No, the fatal fly in Dwaine Caraway's ointment is not the thing he did but why. In his characteristically and often unintentionally candid manner, Caraway has made it plain on multiple occasions that he carried out the sneak attack as a favor for unnamed "people from the north," whom Caraway has loyally refused to name.

He probably is not lying. It's likely he did carry out the sneak attack primarily to help certain People from the North (PFNs) who needed to scarf up a bunch more campaign money for themselves. He could save some of his own legacy by naming them. But Caraway will never name his PFNs, because he thinks they're the ones who are going to make him a real mayor at some point in his life.

That's sad. There is enormous sadness in the saga of Southern Dallas (SD).
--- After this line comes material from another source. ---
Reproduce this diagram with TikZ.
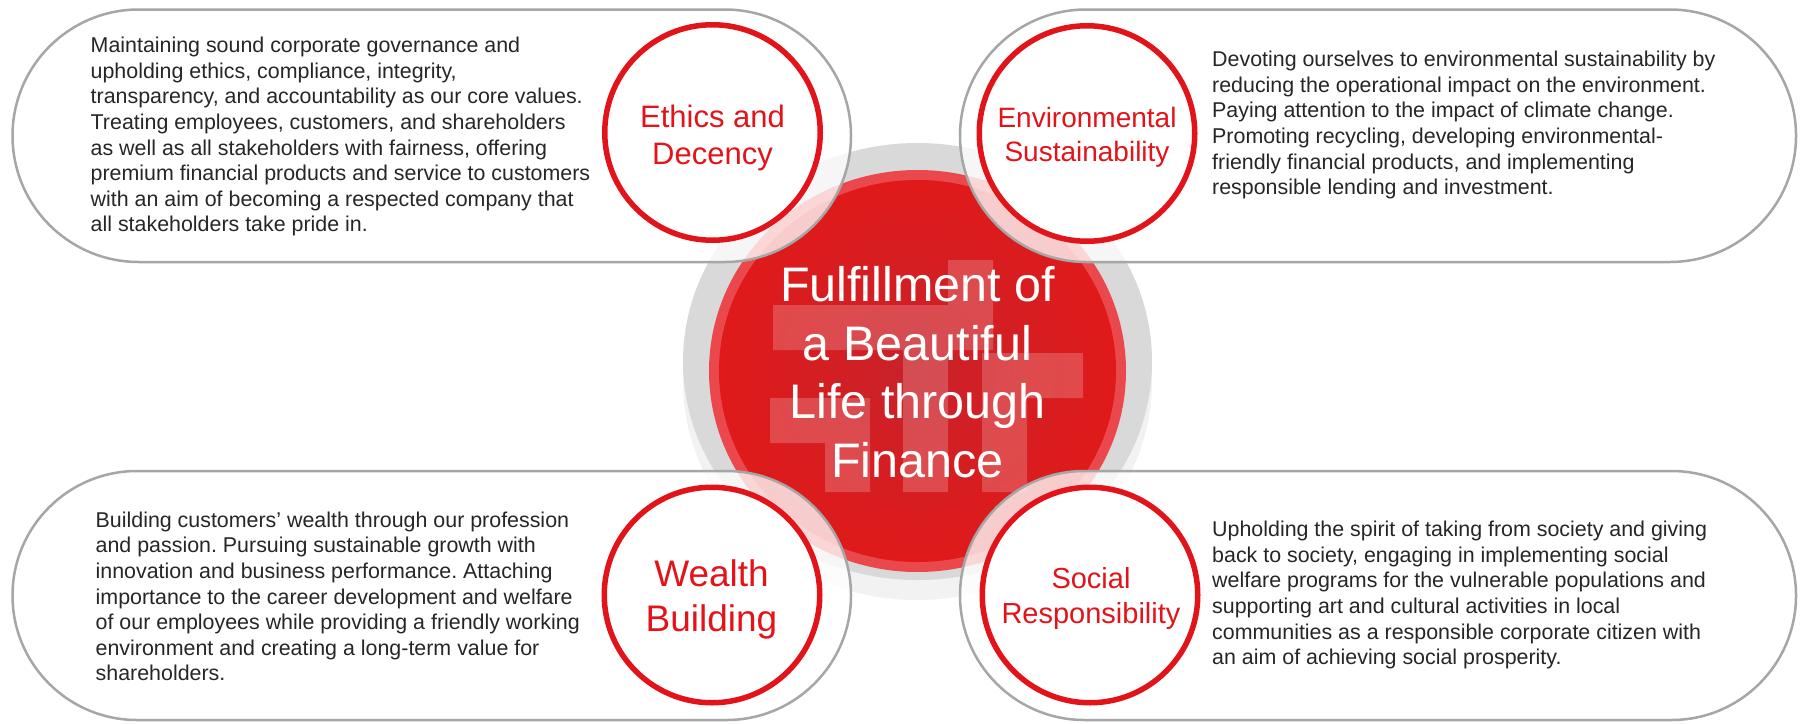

You may be new to Dallas. You may wonder if, when the FTM talks about "people from the north," he may be referring to Canadian Mounties or something. Please let me explain the local lingo.
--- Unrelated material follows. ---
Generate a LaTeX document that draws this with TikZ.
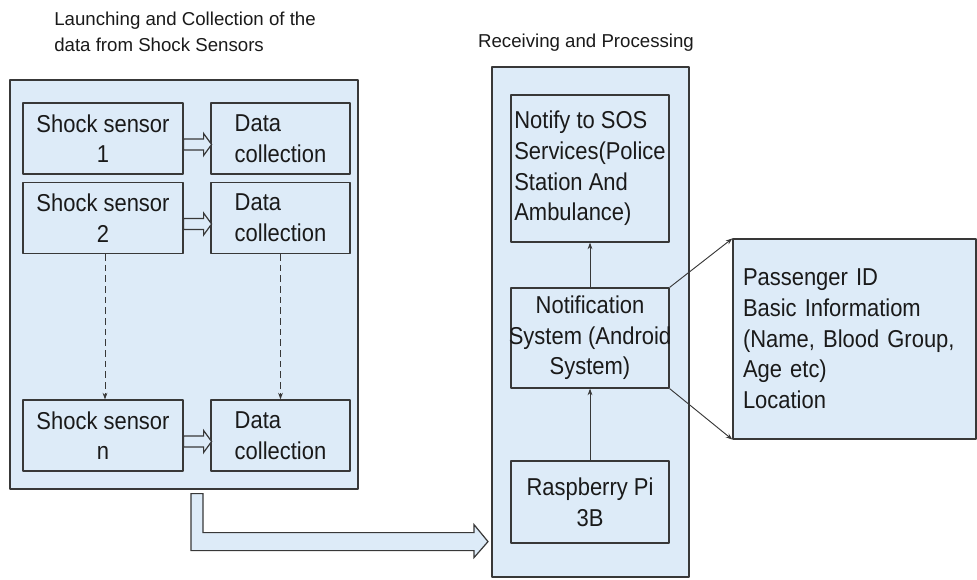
\documentclass[tikz,border=0pt]{standalone}
\usepackage{fontspec}
\usetikzlibrary{arrows.meta}
\setmainfont{Liberation Sans}
\newfontfamily\boxfam{Liberation Sans}[FakeStretch=0.9]
\definecolor{boxfill}{HTML}{DDEBF8}
\definecolor{boxline}{HTML}{383838}
\definecolor{txt}{HTML}{1A1A1A}
\newcommand\boxfont{\boxfam\fontsize{18.3}{23}\selectfont}
\newcommand\headfont{\fontsize{14}{19.5}\selectfont}
\tikzset{
  blk/.style={draw=boxline, fill=boxfill, line width=0.9pt, text=txt, inner sep=0pt},
  ssbox/.style={blk, align=center, minimum width=120pt, minimum height=53.25pt},
  dcbox/.style={blk, align=left, minimum width=104.25pt, minimum height=53.25pt},
  pibox/.style={blk, align=center, minimum width=118.5pt},
  hollow/.style={draw=boxline, fill=boxfill, line width=0.9pt, line join=miter},
  conn/.style={draw=boxline, line width=0.7pt, ->}
}
\begin{document}
\begin{tikzpicture}[x=0.75pt, y=-0.75pt, >={Stealth[length=5pt,width=3.6pt]}, font=\boxfont, line join=round]
\useasboundingbox (0,0) rectangle (977,579);
% titles
\path (54,32) node[anchor=west, inner sep=0pt, align=left, font=\headfont, text=txt] (tlaunch) {Launching and Collection of the\\data from Shock Sensors}
      (586,43) node[inner sep=0pt, font=\headfont, text=txt] (trecv) {Receiving and Processing};
% outer boxes
\path (184,284.5) node[blk, minimum width=261pt, minimum height=306.75pt] (lbox) {}
      (590.5,322) node[blk, minimum width=147.75pt, minimum height=382.5pt] (mbox) {};
% sensor rows
\foreach \r/\y in {1/138.5, 2/218, n/435.5}{
  \path (103,\y) node[ssbox] (ss\r) {Shock sensor\\\r}
        (280.5,\y) node[dcbox] (dc\r) {Data\\collection};
  \draw[hollow] (ss\r.east) ++(0,0.5) -- ++(20,0) -- ++(0,-5.5) -- ++(8,11) -- ++(-8,11) -- ++(0,-5.5) -- ++(-20,0) -- cycle;
}
\draw[conn, dash pattern=on 5pt off 3pt] ([xshift=1.5pt]ss2.south) -- ([xshift=1.5pt]ssn.north);
\draw[conn, dash pattern=on 5pt off 3pt] (dc2) -- (dcn);
% big arrow to the receiver
\draw[hollow] (lbox.south) ++(7,4) -- ++(12,0) -- ++(0,39) -- ++(271,0) -- ++(0,-8) -- ++(14,17) -- ++(-14,16) -- ++(0,-7) -- ++(-283,0) -- cycle;
% receiving side
\path (590,168.5) node[pibox, align=left, minimum height=110.25pt] (sos) {Notify to SOS\\Services(Police\\Station And\\Ambulance)}
      (590,338) node[pibox, minimum height=75pt] (notif) {Notification\\\makebox[0pt]{System (Android}\\System)}
      (590,502) node[pibox, minimum height=61.5pt] (rpi) {Raspberry Pi\\3B}
      (854.5,339) node[blk, align=left, text width=167.25pt, inner xsep=7.5pt, minimum height=150pt] (info) {Passenger ID\\Basic Informatiom\\(Name, Blood Group,\\Age etc)\\Location};
\draw[conn] (rpi) -- (notif);
\draw[conn] (notif) -- (sos);
\draw[conn] (notif.north east) -- (info.north west);
\draw[conn] (notif.south east) -- (info.south west);
\end{tikzpicture}
\end{document}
In Dallas-speak, "people from the North" means rich white people. I don't want to get too far into this, because it's not what we are here to discuss. But I do want to advise you, if you are new to town, that you should not start referring to African-Americans as "people from the south." It doesn't work that way.
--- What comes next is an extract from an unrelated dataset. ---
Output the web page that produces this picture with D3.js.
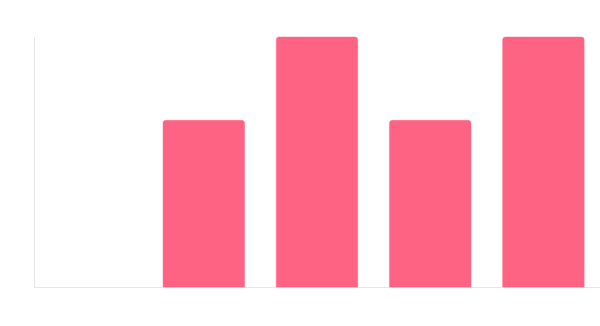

You should call black people black people. In Dallas politics, it's really only the rich white people who require a euphemism. That's because FTM Caraway needs to traipse a little lightly around the truth in this instance.

When Caraway agreed to carry the gray water on the ethics deal, he was working the old Plantation Alley, the same rutty lane that black leadership in this city has walked pretty much since Reconstruction, an alliance with the PFNs in hopes of payoffs later.

The payoffs always have been sadly modest. The late Albert Lipscomb, barely in the ground, took free cab rides and small amounts of cash in exchange for votes on the city council in which he sold out minority taxicab owners. Former city council member Don Hill is spending the rest of his productive adult life in federal prison for selling out black middle-class home-ownership in exchange for bribes so small he was still unable to pay his own utility bills after he took them.

Dallas County Commissioner John Wiley Price, whose home and office the FBI searched Monday, helped the Perot interests (Alliance Airport) slow down development of the Inland Port, the biggest best promise of economic hope in SD ever. He deserves his own Rolls Royce taxicab for that one, although there is no evidence he has collected. Or no evidence yet, anyway.

In the meantime, people like Price and Caraway literally fall all over themselves in their rush to vote against anything progressive or even faintly assimilative in local politics, usually because important PFNs have asked them to. Examples would be the 2007 referendum to stop the city from building a dangerous highway in the Trinity River flood zone or the 2009 referendum to bar the city from pledging the city's beleaguered finances to support a new convention hotel downtown.

Just as Caraway could not wait to help the PFNs on those issues, he could not wait to help them with this nasty little assault on the ethics rules. The changes he got through, however briefly, would have allowed council members more leeway to hit up major developers and other companies with business before the council. The complaints I heard were from some of those businesses, who felt they were already paying a stiff enough price for votes.

I believe Caraway bases his dreams of being the real mayor on his record of having done this kind of favor for the PFNs. He doesn't understand -- as leadership in SD has consistently failed to understand over the years -- that the PFNs do not respect them or accept them as equals. That is why the payoffs have always been so measly.

The big payoff will not be the mayor's chair for Caraway, ever. The expression of the PFNs' gratitude will be something more on the order of free cab rides. And even at that, he will need to keep an eye out the window to make sure the cabbie is taking him where he wants to go and not to the pen, which is the usual trick. Ask Don Hill.